Начнем с более общего: что такое «образ человека» в представлениях обыденных, житейских? Как он складывается?
В памяти каждого из нас живут, взаимодействуют, изменяются, становятся более сложными или же вытесняются, стираются, блекнут представления о многих людях — о родных, близких, предках, приятелях, знакомых, случайно встреченных попутчиках и т. д. Иными словами, обо всех, кого знаем по непосредственному общению, и о тех, кого знаем понаслышке. Когда знакомимся с неизвестным прежде человеком, по еле заметным или очевидным приметам, по особенностям внешнего облика, привычкам, манерам, разговору стремимся угадать его характер, занятия, пристрастия. Хотим понять, симпатичен ли нам новый знакомый; если да, то чем. Анализ часто совершается помимо воли, по привычке. Из длительного опыта общения с людьми выводим собственный «дедуктивный способ» формирования мнения о новом лице, в чем-то родственный методу Шерлока Холмса. Ведь даже в разговоре по телефону с незнакомым абонентом невольно внутренним зрением «воссоздаем» его предположительный портрет, дорисовываем те или иные подробности характера, облика и т. д.
Образ человека — концентрированное впечатление, которое хранится в памяти. Если появляются дополнительные сведения, уточняющие былые оценки, образ корректируется.
Нечто подобное происходит и с представлениями о людях, которых мы лично не знали, да и знать не могли: об исторических личностях прошлого, о полководцах, вождях, ученых, творцах искусства. О них узнаем из рассказов, книг, из радио-, телепередач, из кинофильмов, театральных постановок и проч. Сведения об одном и том же человеке, почерпнутые из многих источников, синтезируются. Имя выдающегося деятеля оказывается своеобразным сигналом. К нему, как к магниту, притягиваются подробности, факты, впечатления. Они накапливаются, умножаются. Благодаря умению воссоздавать в воображении и хранить в памяти образы людей прошлых эпох мы не абстрактно, а непосредственно приобщаемся к опыту многих поколений[5].

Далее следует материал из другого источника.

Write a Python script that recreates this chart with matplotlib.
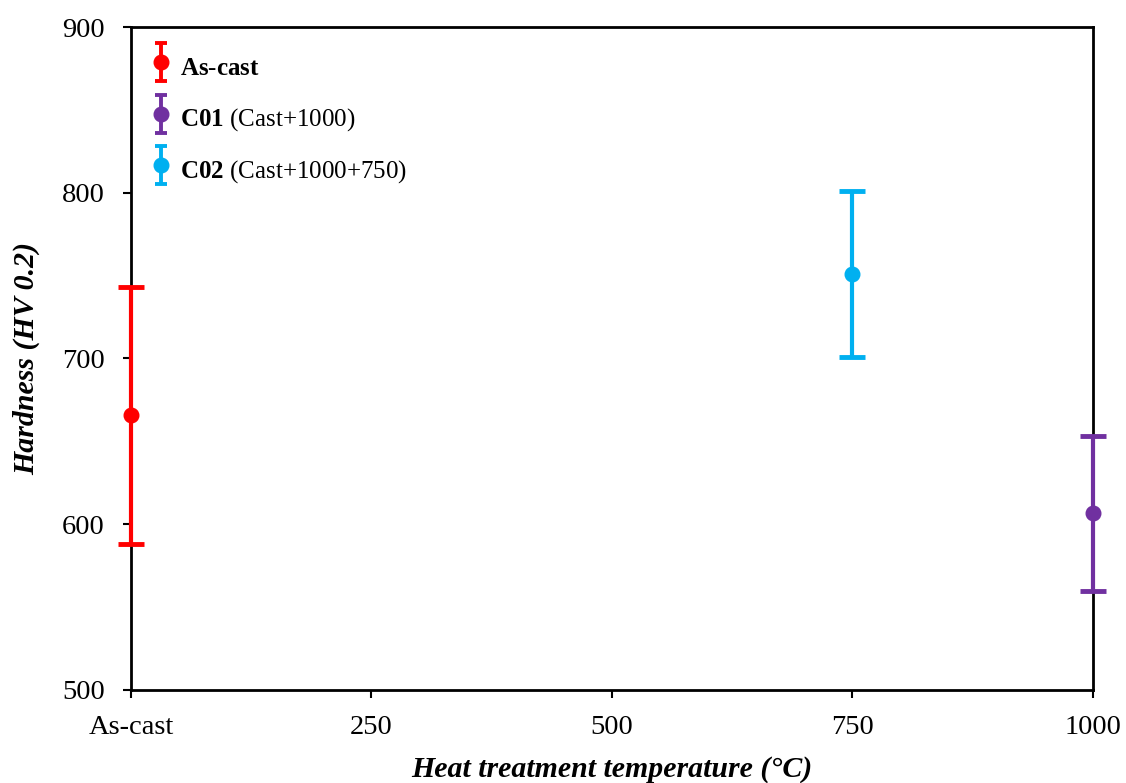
import matplotlib
matplotlib.use("Agg")
import matplotlib.pyplot as plt
import numpy as np
from matplotlib.legend_handler import HandlerErrorbar

plt.rcParams['font.family'] = ['Liberation Serif', 'DejaVu Serif']
plt.rcParams['mathtext.fontset'] = 'custom'
plt.rcParams['mathtext.rm'] = 'Liberation Serif'
plt.rcParams['mathtext.bf'] = 'Liberation Serif:bold'

labels = [r"$\mathbf{As\text{-}cast}$", r"$\mathbf{C01}$ (Cast+1000)", r"$\mathbf{C02}$ (Cast+1000+750)"]
temps = [0, 1000, 750]
means = [666, 607, 751]
upper = [743, 653, 801]
lower = [588, 560, 701]
colors = ["#FF0000", "#7030A0", "#00B0F0"]
xticks = [0, 250, 500, 750, 1000]
xticklabels = ["As-cast", "250", "500", "750", "1000"]
yticks = [500, 600, 700, 800, 900]

fig = plt.figure(figsize=(11.26, 7.83), dpi=100)
ax = fig.add_axes([0.1163, 0.1188, 0.8544, 0.8467])

handles = []
for t, m, u, l, c, lab in zip(temps, means, upper, lower, colors, labels):
    ax.errorbar([t], [m], yerr=[[m - l], [u - m]], fmt='o', color=c, ecolor=c,
                markersize=10.5, elinewidth=3.0, capsize=9.5, capthick=3.5,
                clip_on=False, zorder=5)
    # legend proxy (no data drawn)
    h = ax.errorbar([np.nan], [np.nan], yerr=[[1], [1]], fmt='o', color=c, ecolor=c,
                    markersize=10.5, elinewidth=2.8, capsize=4, capthick=2.8, label=lab)
    handles.append(h)

ax.set_xlim(0, 1000)
ax.set_ylim(500, 900)
ax.set_xticks(xticks)
ax.set_xticklabels(xticklabels)
ax.set_yticks(yticks)
ax.tick_params(axis='both', direction='out', length=6, width=1.5, labelsize=20.5)
ax.tick_params(axis='x', pad=12)
ax.tick_params(axis='y', pad=13)
for s in ax.spines.values():
    s.set_linewidth(2)

ax.set_xlabel("Heat treatment temperature (°C)", fontsize=21.5, fontweight='bold', style='italic')
ax.xaxis.set_label_coords(0.5, -0.100)
ax.set_ylabel("Hardness (HV 0.2)", fontsize=21.5, fontweight='bold', style='italic')
ax.yaxis.set_label_coords(-0.0946, 0.5)

leg = ax.legend(handles=handles, loc='upper left', frameon=False, fontsize=18,
                handlelength=1.0, handleheight=1.6, handletextpad=0.26,
                labelspacing=0.77, borderaxespad=0.0,
                bbox_to_anchor=(0.0078, 0.980),
                handler_map={type(handles[0]): HandlerErrorbar(yerr_size=0.76)})

fig.savefig("out.png", dpi=100)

«Образ Пушкина» в идеале — целостное представление, своего рода стереоскопическое видение поэта[6]. В идеале — потому что в обыденных условиях такое объемное представление труднодостижимо, мы бесконечно к нему стремимся, приближаемся, но всегда ли обретаем? Неисчерпаемость пушкинского образа открывает все новые и новые его грани, черты, детали... Представление о Пушкине включает суждения о его внешнем облике, об истории жизни, о чертах натуры, характере, пристрастиях, увлечениях, привычках — обо всем, что необходимо для понимания личности поэта. Главное, конечно, творчество. К художественному наследию интерес наиболее пристальный.
До и после Пушкина были деятели искусства, биографии которых предстают сюжетом если и любопытным, но вовсе необязательным для постижения его художественной индивидуальности, творческих достижений[7]. С Пушкиным — не так. Необычайность его гения проявляется в редкостной слитности человеческих и артистических качеств. Расцвет таланта, становление взглядов, широта интересов, близость к передовым идеям времени — все по-особому полно, мощно отозвалось в его поэзии и в прозе. «...Пушкин,— по словам Белинского,— от всех предшествующих ему поэтов отличается именно тем, что по его произведениям можно следить за постепенным развитием его не только как поэта, но вместе с тем как человека, как характера»[8].
Не сам ли Пушкин призывал судить о стихах, о «словах поэта» как о «делах» его, как о социальных поступках? Понимание творчества, глубинное проникновение в суть художественных достижений оказывается одним из верных ключей к представлению о личности поэта. Речь вовсе не о сведении поэзии к биографическому подстрочнику жизни Пушкина, но именно о проникновении в богатейший мир поэта. Вместе с тем знакомство с личной его историей в контексте эпохи — обязательное условие постижения его наследия.
Подобная диалектика отражается и в образе Пушкина. В нем тесно связаны, сбалансированы суждения о личности и творчестве, об облике внешнем и внутреннем, о поступках и их мотивах, об истории жизни и судьбе поэта, представления о нем как о человеке и творце.